The extended Bluetooth network
If the full potential of this technology is to be realised in the utility environment, a data network connecting the various Bluetooth devices to a utility’s information systems is required. The most expedient and inexpensive way to create this system is by use of the Internet. For metering applications, a Bluetooth module in every meter would collect usage data (or other information), then transfer the payload by scatternet to an access point (or aggregation point for data) connected to the Internet. Data could be pushed upstream to the utility on a scheduled basis (say every 5 minutes) or pulled by the utility on a demand basis.
Several different capabilities should be integrated into the Bluetooth network to ensure reliable and secure operation.

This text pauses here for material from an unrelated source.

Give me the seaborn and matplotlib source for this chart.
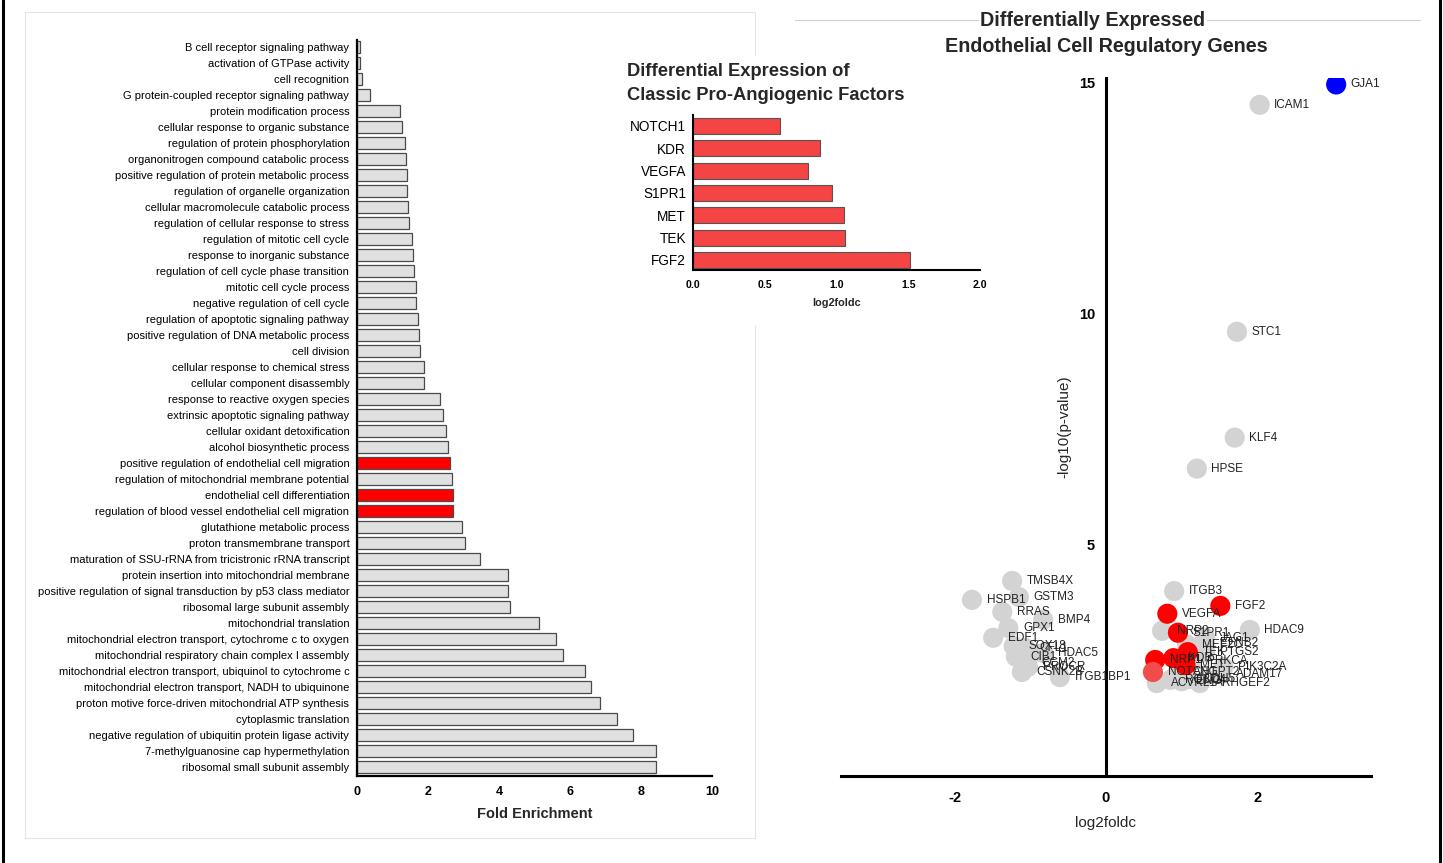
import matplotlib
matplotlib.use('Agg')
import matplotlib.pyplot as plt
import seaborn as sns
import pandas as pd
from matplotlib.patches import Rectangle
from matplotlib.lines import Line2D

sns.set_theme(style='white')
plt.rcParams['font.family'] = ['Liberation Sans', 'DejaVu Sans']
plt.rcParams['axes.unicode_minus'] = False

# ---------------- GO enrichment bar chart data ----------------
go_terms = [
    "B cell receptor signaling pathway",
    "activation of GTPase activity",
    "cell recognition",
    "G protein-coupled receptor signaling pathway",
    "protein modification process",
    "cellular response to organic substance",
    "regulation of protein phosphorylation",
    "organonitrogen compound catabolic process",
    "positive regulation of protein metabolic process",
    "regulation of organelle organization",
    "cellular macromolecule catabolic process",
    "regulation of cellular response to stress",
    "regulation of mitotic cell cycle",
    "response to inorganic substance",
    "regulation of cell cycle phase transition",
    "mitotic cell cycle process",
    "negative regulation of cell cycle",
    "regulation of apoptotic signaling pathway",
    "positive regulation of DNA metabolic process",
    "cell division",
    "cellular response to chemical stress",
    "cellular component disassembly",
    "response to reactive oxygen species",
    "extrinsic apoptotic signaling pathway",
    "cellular oxidant detoxification",
    "alcohol biosynthetic process",
    "positive regulation of endothelial cell migration",
    "regulation of mitochondrial membrane potential",
    "endothelial cell differentiation",
    "regulation of blood vessel endothelial cell migration",
    "glutathione metabolic process",
    "proton transmembrane transport",
    "maturation of SSU-rRNA from tricistronic rRNA transcript",
    "protein insertion into mitochondrial membrane",
    "positive regulation of signal transduction by p53 class mediator",
    "ribosomal large subunit assembly",
    "mitochondrial translation",
    "mitochondrial electron transport, cytochrome c to oxygen",
    "mitochondrial respiratory chain complex I assembly",
    "mitochondrial electron transport, ubiquinol to cytochrome c",
    "mitochondrial electron transport, NADH to ubiquinone",
    "proton motive force-driven mitochondrial ATP synthesis",
    "cytoplasmic translation",
    "negative regulation of ubiquitin protein ligase activity",
    "7-methylguanosine cap hypermethylation",
    "ribosomal small subunit assembly",
]
go_fold = [
    0.08, 0.08, 0.15, 0.37, 1.21, 1.27, 1.35, 1.38, 1.41, 1.41,
    1.44, 1.47, 1.55, 1.58, 1.61, 1.66, 1.66, 1.72, 1.75, 1.77,
    1.89, 1.88, 2.34, 2.42, 2.52, 2.56, 2.62, 2.68, 2.70, 2.71,
    2.96, 3.04, 3.46, 4.25, 4.25, 4.31, 5.13, 5.60, 5.80, 6.42,
    6.59, 6.85, 7.32, 7.77, 8.42, 8.42,
]
go_endothelial = [t in ("positive regulation of endothelial cell migration",
                        "endothelial cell differentiation",
                        "regulation of blood vessel endothelial cell migration")
                  for t in go_terms]

# ---------------- inset: classic pro-angiogenic factors ----------------
angio_genes = ["NOTCH1", "KDR", "VEGFA", "S1PR1", "MET", "TEK", "FGF2"]
angio_lfc = [0.606, 0.885, 0.801, 0.969, 1.052, 1.059, 1.512]

# ---------------- volcano plot data ----------------
volcano_genes = [
    "ICAM1", "STC1", "KLF4", "HPSE", "ITGB3", "HDAC9",
    "TMSB4X", "HSPB1", "GSTM3", "RRAS", "BMP4", "GPX1", "EDF1", "SOX18",
    "CFL1", "HDAC5", "CIB1", "CCM2", "PROCR", "CSNK2B", "ITGB1BP1",
    "NRP2", "JAG1", "MEF2C", "EFNB2", "PTGS2", "PRKCA", "PIK3C2A",
    "ANGPT2", "ADAM17", "ACVRL1", "ARHGEF2", "ENG", "CDH5", "ROBO4",
    "VEGFA", "FGF2", "S1PR1", "TEK", "KDR", "NRP1", "MET",
    "NOTCH1",
    "GJA1",
]
volcano_lfc = [
    2.03, 1.73, 1.70, 1.20, 0.90, 1.90,
    -1.24, -1.77, -1.15, -1.37, -0.83, -1.29, -1.49, -1.22,
    -1.07, -0.83, -1.19, -1.04, -1.03, -1.11, -0.61,
    0.74, 1.31, 1.07, 1.31, 1.31, 1.14, 1.55,
    0.95, 1.52, 0.67, 1.24, 1.00, 1.10, 0.85,
    0.81, 1.51, 0.95, 1.08, 0.89, 0.65, 1.05,
    0.62,
    3.04,
]
volcano_nlogp = [
    14.52, 9.61, 7.32, 6.65, 4.00, 3.16,
    4.22, 3.81, 3.87, 3.55, 3.38, 3.20, 2.99, 2.81,
    2.77, 2.66, 2.58, 2.45, 2.36, 2.25, 2.14,
    3.14, 2.99, 2.84, 2.88, 2.68, 2.49, 2.36,
    2.25, 2.20, 2.01, 2.01, 2.05, 2.10, 2.08,
    3.51, 3.68, 3.10, 2.68, 2.55, 2.51, 2.40,
    2.25,
    14.96,
]
volcano_group = (["other"] * 35 + ["angiogenic"] * 7 + ["angiogenic_faint"] + ["top"])

# ---------------- figure ----------------
fig = plt.figure(figsize=(14.43, 8.63), dpi=100)
W, H = 1443.0, 863.0

def fx(px):
    return px / W

def fy(py):
    return 1 - py / H

# panel frames / decorations
fig.add_artist(Rectangle((fx(25), fy(838)), fx(755) - fx(25), fy(12) - fy(838),
                         fill=False, edgecolor='#e4e4e4', lw=0.8, zorder=-3))
fig.add_artist(Rectangle((fx(612), fy(326)), fx(796) - fx(612), fy(56) - fy(326),
                         facecolor='white', edgecolor='none', zorder=-2))
fig.add_artist(Line2D([fx(795), fx(1420)], [fy(20), fy(20)], color='#cfcfcf', lw=0.8, zorder=-2))
fig.add_artist(Line2D([fx(3), fx(3)], [0, 1], color='black', lw=2.2))
fig.add_artist(Line2D([fx(1440), fx(1440)], [0, 1], color='black', lw=2.2))

# ---- right: volcano (drawn first, transparent background) ----
df_v = pd.DataFrame({"gene": volcano_genes, "lfc": volcano_lfc,
                     "nlogp": volcano_nlogp, "group": volcano_group})
ax3 = fig.add_axes([fx(841), fy(776), fx(1371) - fx(841), fy(78) - fy(776)])
ax3.patch.set_alpha(0)
sns.scatterplot(data=df_v, x="lfc", y="nlogp", hue="group",
                palette={"other": "#d3d3d3", "angiogenic": "#ff0000",
                         "angiogenic_faint": "#f24b4b", "top": "#0000ff"},
                s=210, linewidth=0, legend=False, ax=ax3)
for g, x, y in zip(volcano_genes, volcano_lfc, volcano_nlogp):
    ax3.annotate(g, (x, y), xytext=(10.5, 0), textcoords='offset points',
                 fontsize=8.5, color='#222222', ha='left', va='center', zorder=5)
ax3.set_xlim(-3.5, 3.5)
ax3.set_ylim(0, 15.1)
ax3.spines['left'].set_position(('data', 0))
for s in ("top", "right"):
    ax3.spines[s].set_visible(False)
for s in ("left", "bottom"):
    ax3.spines[s].set_linewidth(2.2)
    ax3.spines[s].set_color('black')
ax3.set_xticks([-2, 0, 2])
ax3.set_xticklabels(["-2", "0", "2"])
ax3.set_yticks(list(range(1, 16)))
ax3.set_yticklabels([str(v) if v % 5 == 0 else "" for v in range(1, 16)])
ax3.tick_params(axis='both', length=5, width=2, labelsize=10.5, colors='black')
ax3.tick_params(axis='x', pad=6)
ax3.tick_params(axis='y', pad=3)
for lab in ax3.get_xticklabels() + ax3.get_yticklabels():
    lab.set_fontweight('bold')
ax3.set_xlabel("log2foldc", fontsize=11, labelpad=8)
ax3.set_ylabel("-log10(p-value)", fontsize=11, labelpad=5)
fig.text(fx(1093), fy(21), "Differentially Expressed", fontsize=14.2, fontweight='bold',
         ha='center', va='center', bbox=dict(facecolor='white', edgecolor='none', pad=1))
fig.text(fx(1106), fy(47), "Endothelial Cell Regulatory Genes", fontsize=14.2,
         fontweight='bold', ha='center', va='center')

# ---- left: GO enrichment ----
df_go = pd.DataFrame({"term": go_terms, "fold": go_fold,
                      "group": ["endo" if e else "other" for e in go_endothelial]})
ax1 = fig.add_axes([fx(357), fy(776), fx(712) - fx(357), fy(40) - fy(776)])
ax1.patch.set_alpha(0)
sns.barplot(data=df_go, x="fold", y="term", hue="group",
            palette={"other": "#e0e0e0", "endo": "#ff0000"}, dodge=False,
            saturation=1, width=0.7, edgecolor='#4a4a4a', linewidth=0.9,
            legend=False, ax=ax1)
ax1.set_xlim(0, 10)
ax1.set_ylim(len(go_terms) - 0.44, -0.44)
ax1.set_xticks([0, 2, 4, 6, 8, 10])
for s in ("top", "right"):
    ax1.spines[s].set_visible(False)
for s in ("left", "bottom"):
    ax1.spines[s].set_linewidth(1.6)
    ax1.spines[s].set_color('black')
ax1.tick_params(axis='y', length=4.5, width=1.5, labelsize=8.0, pad=1, colors='black')
ax1.tick_params(axis='x', length=4.5, width=1.5, labelsize=9, pad=3, colors='black')
for lab in ax1.get_xticklabels():
    lab.set_fontweight('bold')
ax1.set_xlabel("Fold Enrichment", fontsize=10.5, fontweight='bold', labelpad=6)
ax1.set_ylabel("")

# ---- inset: pro-angiogenic factors ----
ax2 = fig.add_axes([fx(693), fy(270), fx(980) - fx(693), fy(115) - fy(270)])
ax2.set_zorder(4)
ax2.patch.set_alpha(0)
sns.barplot(x=angio_lfc, y=angio_genes, color='#f44444', saturation=1, width=0.72,
            edgecolor='#555555', linewidth=0.8, ax=ax2)
ax2.set_xlim(0, 2)
ax2.set_ylim(len(angio_genes) - 0.55, -0.49)
ax2.set_xticks([0, 0.5, 1.0, 1.5, 2.0])
ax2.set_xticklabels(["0.0", "0.5", "1.0", "1.5", "2.0"])
for s in ("top", "right"):
    ax2.spines[s].set_visible(False)
for s in ("left", "bottom"):
    ax2.spines[s].set_linewidth(1.5)
    ax2.spines[s].set_color('black')
ax2.tick_params(axis='y', length=4, width=1.3, labelsize=9.8, pad=1, colors='black')
ax2.tick_params(axis='x', length=4, width=1.3, labelsize=7.6, pad=3, colors='black')
for lab in ax2.get_xticklabels():
    lab.set_fontweight('bold')
ax2.set_xlabel("log2foldc", fontsize=7.8, fontweight='bold', labelpad=6)
fig.text(fx(627), fy(72), "Differential Expression of", fontsize=13.2, fontweight='bold',
         ha='left', va='center')
fig.text(fx(627), fy(95), "Classic Pro-Angiogenic Factors", fontsize=13.2, fontweight='bold',
         ha='left', va='center')

fig.savefig("out.png", dpi=100, facecolor='white')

The IP-based network, which performs overall data management, should rely on a triad configuration for its associated switches. Route and carrier diversity is also needed to create a packet-switched network with essentially no down time. Of course, the utility must also use secure Internet connections to safeguard their data.
A range of services
Once Bluetooth-enabled systems are deployed throughout the service territory, the utility has in effect built a wireless overlay network that enables a number of applications. For instance, the new data network can be used as a hub for two-way communications with remote equipment and field personnel. Potential applications include SCADA, automatic workforce dispatch, demand-side management and value added services. And because the Bluetooth network is modular and scalable, utilities can expand and mould it to meet specific operational requirements in the field.
With a Bluetooth-enabled network in place, utilities can also broadcast real-time rates, conduct on-demand meter reads, reduce peak load and incorporate functions such as distribution automation and remote connect/disconnect. Other service providers might also use the network for services that don’t require high data rates — security monitoring, appliance monitoring and emergency warning systems, to name several.
A significant contributor to the technology’s adoption over the long term is the coexistence of Bluetooth with other wired and wireless technologies. Recent trials have demonstrated Bluetooth’s coexistence with wireless networks based on HomeRF and IEEE 802.11b standards. These results indicate that Bluetooth-enabled components will not interfere with new services delivered through a Bluetooth-enabled network. As a testament to compatibility, United Parcel Service has embarked on implementation of a new $100 million package sorting system that incorporates both Bluetooth and 802.11b data transfer.
Although Bluetooth is not the only solution for the numerous applications industry innovators envision, it could be an important part of a total solution — or a value added service — for residences, offices and factories. The technology’s robust nature and flexibility merit serious consideration as a foundation for future business operations. Even more importantly, utility leaders should understand that deploying Bluetooth not only brings new, viable solutions to their own industry but almost ensures their participation in providing the broader ubiquitous network that customers want for always-on connections to anything, anytime, anywhere.